L'optimisme du marché concernant un accord de paix est également alimenté par la reprise potentielle des importations de gaz russe. Depuis le début du conflit, les pays européens ont considérablement réduit leur dépendance à l'égard du gaz russe, l'UE s'étant fixé comme objectif non contraignant de mettre fin aux importations de gaz naturel en provenance de Russie d'ici 2027. Cependant, les perturbations causées par la guerre et les sanctions imposées ont entraîné une crise de l'énergie, laissant les entreprises européennes aux prises avec des coûts énergétiques en forte hausse par rapport à leurs homologues américaines et chinoises, ce qui a entamé leur compétitivité.
La perspective d'un rétablissement des flux de gaz russe est attrayante pour les industries qui ont pâti des coûts élevés de l'énergie, comme les producteurs d'acier et certains acteurs de l'industrie chimique. Toutefois, les pays européens ne sont pas tous aussi enclins à redevenir dépendants du gaz russe. Alors que quelques pays de l’UE pourraient reprendre les importations, d’autres pourraient hésiter à revenir aux niveaux de dépendance antérieurs à la guerre.
La fin du transport de gaz russe via l'Ukraine le Jour de l'An a marqué un tournant dans l'approvisionnement en gaz de l'Europe, signalant un déclin de l'influence de la Russie. Jusqu'alors, le gaz continuait d’être acheminé vers certains pays européens via les gazoducs ukrainiens, mais le refus de Kiev de renouveler l'accord de transit a entraîné un arrêt complet. Par conséquent, même si les pays européens exprimaient un intérêt en faveur de la reprise des importations, l'Ukraine pourrait être réticente à rouvrir ses pipelines, indépendamment d'un éventuel accord de paix.
Vers une levée des sanctions?
L’assouplissement potentiel des sanctions pourrait être utilisé comme monnaie d'échange pour parvenir à un accord de paix ou faire partie des conditions d'un tel accord. Cela dépend toutefois d’un grand nombre de facteurs.
Actuellement, les États-Unis semblent plus ouverts à cette possibilité que les pays du Vieux Continent. La Maison-Blanche a demandé aux départements d'État et du Trésor de préparer une liste de sanctions qui pourraient être négociées avec les responsables russes. Si les États-Unis passent à l’acte en assouplissant en effet les sanctions, il n’est pas encore sûr que l’Europe lui emboîterait le pas.

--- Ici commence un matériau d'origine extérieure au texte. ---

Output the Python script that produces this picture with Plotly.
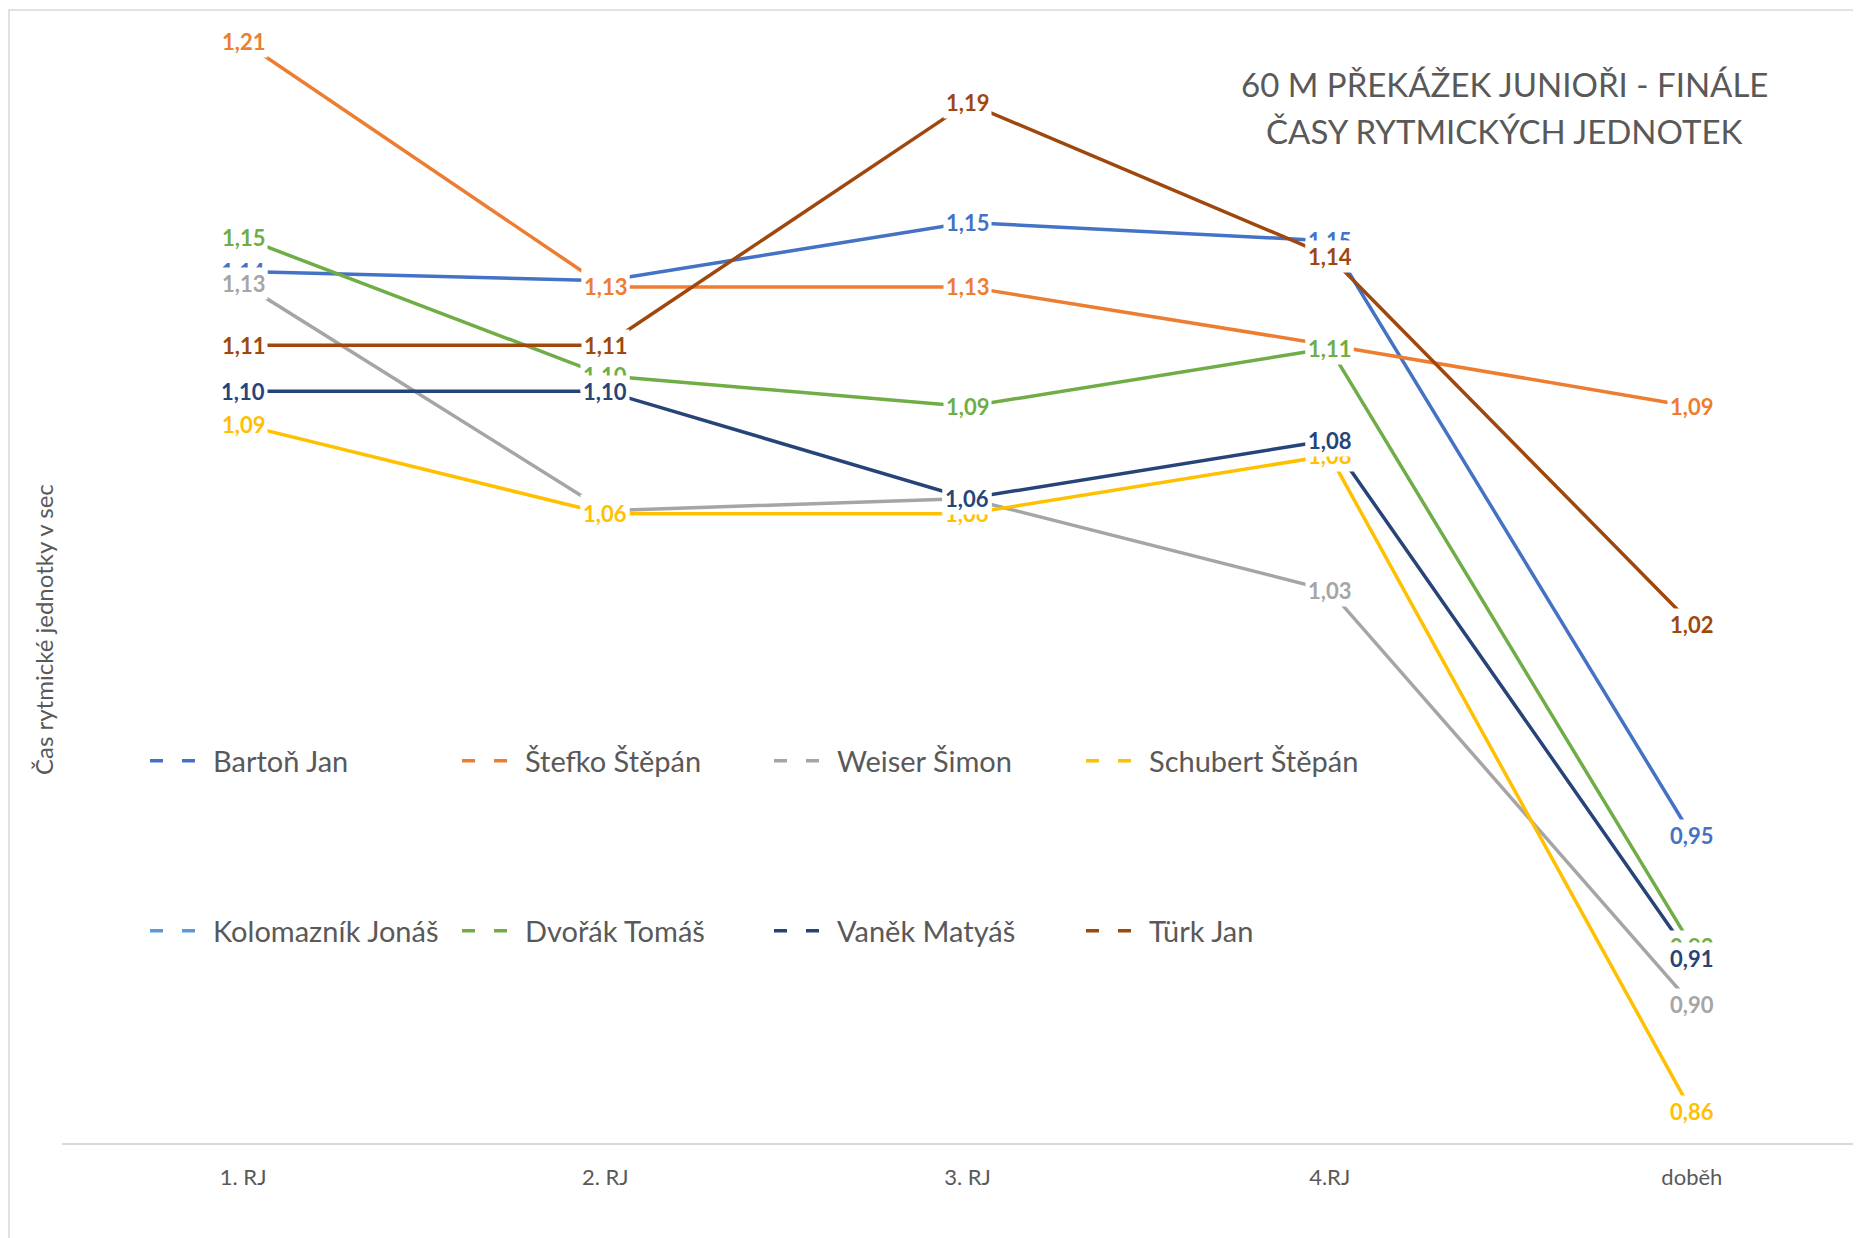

L’Europe à la croisée des chemins
Si la paix en Ukraine et la reconstruction qui s'ensuivra pouvaient largement favoriser l'Europe, il est toutefois possible que l'optimisme des marchés soit prématuré en ce qui concerne les issues potentielles et le moment où les retombées économiques se feront sentir. La région reste confrontée à d’importants défis, notamment l'absence de moteurs de croissance structurels. Les programmes de dépenses militaires profiteront aux entreprises européennes à court terme, mais des investissements colossaux dans les infrastructures, la numérisation et d'autres domaines critiques restent nécessaires pour une croissance durable à long terme et une forte reprise européenne. À court terme, les rebondissements dans les pourparlers de paix pourraient continuer de se traduire par une volatilité sur les marchés boursiers.